Advertisers paid what was known as a toll on this AT&T- run station. The advertiser had to provide the storyline, as the broadcaster was simply providing transmission, not programming. This format evolved from a three-minute drama that featured product as hero into fifteen-, thirty- and sixty-minute variety programs whereby the advertiser was featured in commercials which sandwiched the entertainment product. Thus came shows like "Kraft Theater," "Camel Caravan of Stars," and "Texaco Theater." That model changed into the sponsorship of programs that were eventually provided by the broadcasters and networks to come. It's interesting to note here that Westinghouse got into broadcasting to sell their radios, not advertising time.

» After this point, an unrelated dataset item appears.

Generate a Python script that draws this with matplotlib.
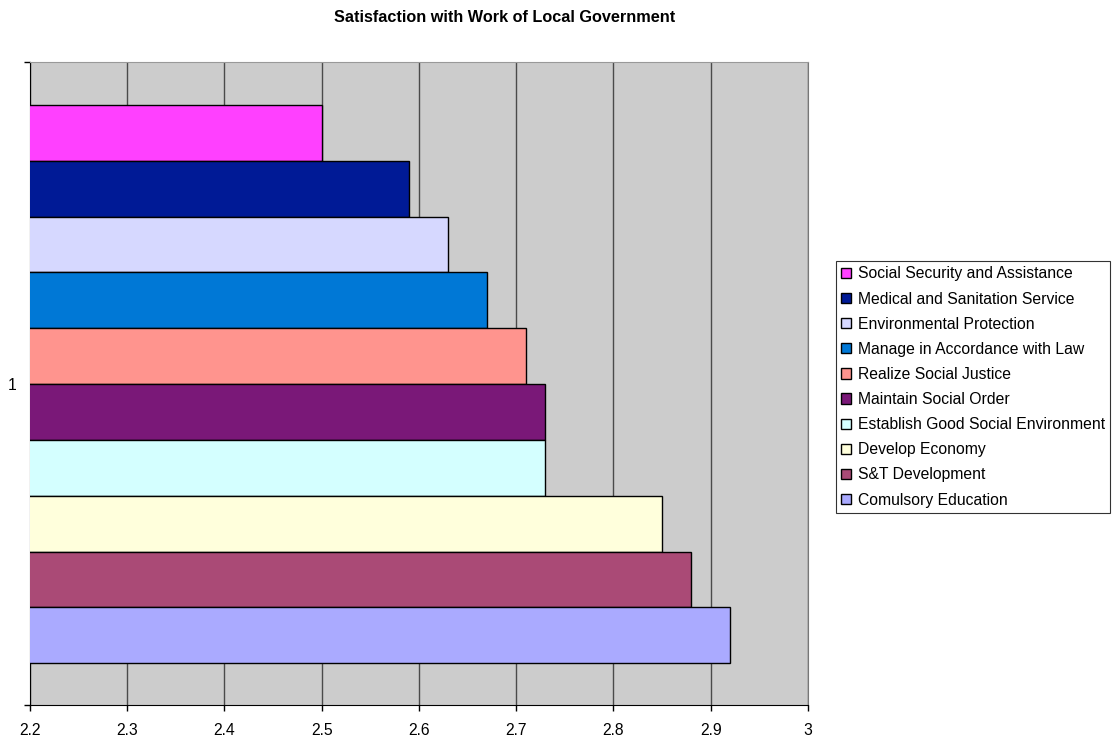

It took a few years to figure out who brought what to the table and how products were going to support and be marketed through this new mass medium. The same is surely true for today's new medium, the Internet.

What is also interesting to note, as we move forward in time, is that the evolution of commerce-driven media is dynamic; it doesn't sit still. We evolved away from the elongated commercial that focused only on the product, but we do seem to be moving back toward it now by way of "info-mercials," that feature the product and it's surrounding advantages for the entire lenth of the purchased air time.

So, sometimes the pendulum seems to swing back and forth, while other times it swings one way, never to be seen again. Certain things work4ed in radio that also prooved viable in TV, while other things deciedely did not.

Some radio stars and program models smoothly made the transition from radio to TV in the late '40s and early '50s; others were less fotunate. The ventriloquist act of Edgar Bergen and Charlie McCarthy seems preposterous as radio fare, yet it was a smash hit for many years. Weirdly, the act didn't do nearly as well on TV, where you could see what was going on. It's counterintuitive, like some other things we've seen lately.

Some practices from programming and marketing will successfully make the leap profitably from one medium to the next, some won't. Still others will emerge in the new medium that didn't exist in the old. Some of the new medium babies, like AOL, will successfully penetrate the older media and some won't.

After now having observed many iterations of humans interfacing with media, one thing seems stable enough -- we like to sit for long periods of time in front of things we build, be they fires, radio, TV, books or computer screens. What we stare at and interact with changes, but the people who make chairs have a pretty safe future ahead of them.